At the time I figured that this effectively quadrupled the number of spells in the game without adding significant complexity. A player should be able to remember the one ability their character has and looking at the room you're in isn't hard, but just to be safe I put icons on everything (the dimension spells too). I've written about the depth and complexity problem before; to summarise I want to make games that are deep and have lots of interesting and competitive strategies to explore but are not complicated to pick up and understand. "A moment to learn, a lifetime to master."
This solution violated this trade off. It did not add very much depth, while in theory "Rotate a room 90 degrees.", "Rotate a room 90 degrees and swap it with the adjacent room.", "Rotate a room 90 degrees and cast a lower level spell." and "Rotate a room 90 degrees, swap it with the adjacent room and cast a lower level spell." are different spells they are quite similar.

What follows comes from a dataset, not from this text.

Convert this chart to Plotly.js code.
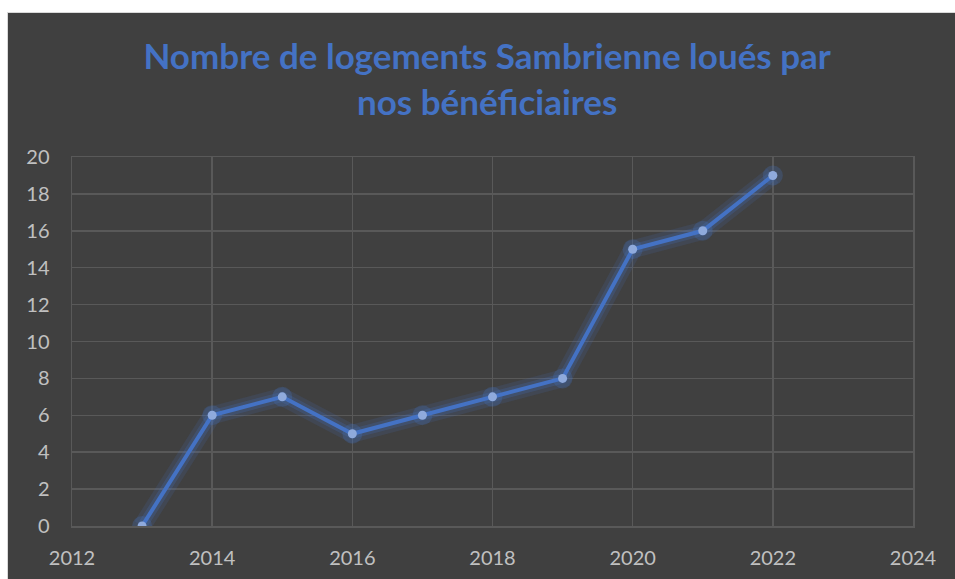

Ultimately they do not produce many new strategies and the difficulty of accessing a spell in the right room and with the right character almost always out weighted the extra benefit from casting the spell this way. Conversely, it added more complexity than expected, each character gets a different bonus from their specialised spell and each room offers a different bonus, so players could rarely hold everything in working memory and ended up consulting several game elements every turn. Clearly I needed a better solution.
Now rooms and characters have the same effect on a spell, it is "boosted" if cast by an appropriate wizard or in the correct room. If it's boosted then the extra effects on the card take place. Since players are already consulting the spell card to see what happens the extra information is now in a place that people are already looking for it, which should help with the complexity issue. Additionally, the extra effects can differ between spells which means that they can have more synergy with the existing spell or offer new options. This also frees up the character ability slot to contain something flavourful for the character that won't happen often, but provides a cool bonus when it is used.
I've played a few games of this edition against myself and the change appears to be working. I find that there's a wider array of options to work with and that boosting spells feels more awesome as opposed to the previous version in which casting spells of your characters school often didn't help at all. I'm looking forwards to testing this group with other players to see if the complexity trade off has worked out in the way that I hope.
I'm a little concerned that the game might be too easy, but I've got an idea for a monster that rotates or moves rooms as it progresses through the academy. I can't keep adding options that give the players more flexibility without increasing the challenge posed at least a little bit.